As the authors point out, funds don’t make the list because their sectors are out of favour but because they have underperformed their benchmark for three consecutive 12-month periods and by 5% or more over that time frame.
The total number of funds ‘in the doghouse’ has fallen slightly from the January edition, from 151 to 137, but that is still significantly higher than the 56 funds in last summer’s report, and some ‘high-profile pooches’ have made the list.
Granted, global market performance has been dominated by a tiny group of US mega-cap tech stocks so any fund manager who has been underweight, either due to investment style or valuation worries, will have lagged the benchmark, so it’s not a huge surprise that 44 of the 137 funds on the list invest in global equities.

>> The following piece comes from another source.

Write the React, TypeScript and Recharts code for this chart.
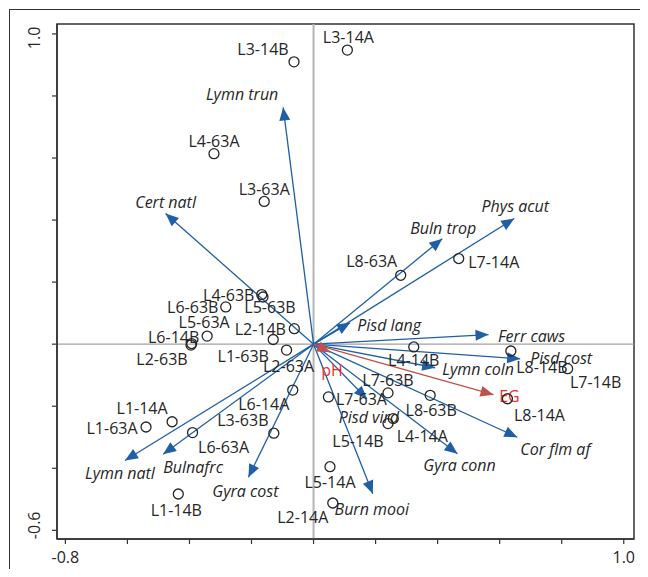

That tech dominance hasn’t been an issue for UK managers, however, so it’s more surprising to see the same number of UK equity funds (44) on the naughty list compared with just 12 in last summer’s edition.
One common feature among the UK and global equity ‘woofers’ is the high proportion of ESG (environmental, social and governance) and ethical funds on the list.
High oil and gas prices have boosted energy stocks, and funds focused on ‘green’ and ESG themes have missed out by not owning them.
That has been particularly tough for UK ethical and sustainable funds as oil and gas stocks make up a large part of the index.
At the same time, defence companies – which are also shunned by ethical funds – have been some of the best performers of the last 12 months due to rising geopolitical tensions.
There is good news for shareholders in two of the UK’s most popular funds, though – both Fundsmith Equity (B41YBW7) and WS Lindsell Train UK Equity (B18B9X7) have managed to dodge the list this time round, no doubt also to the relief of their high-profile managers.
Disclaimer: The author (Ian Conway) owns shares in Fundsmith Equity.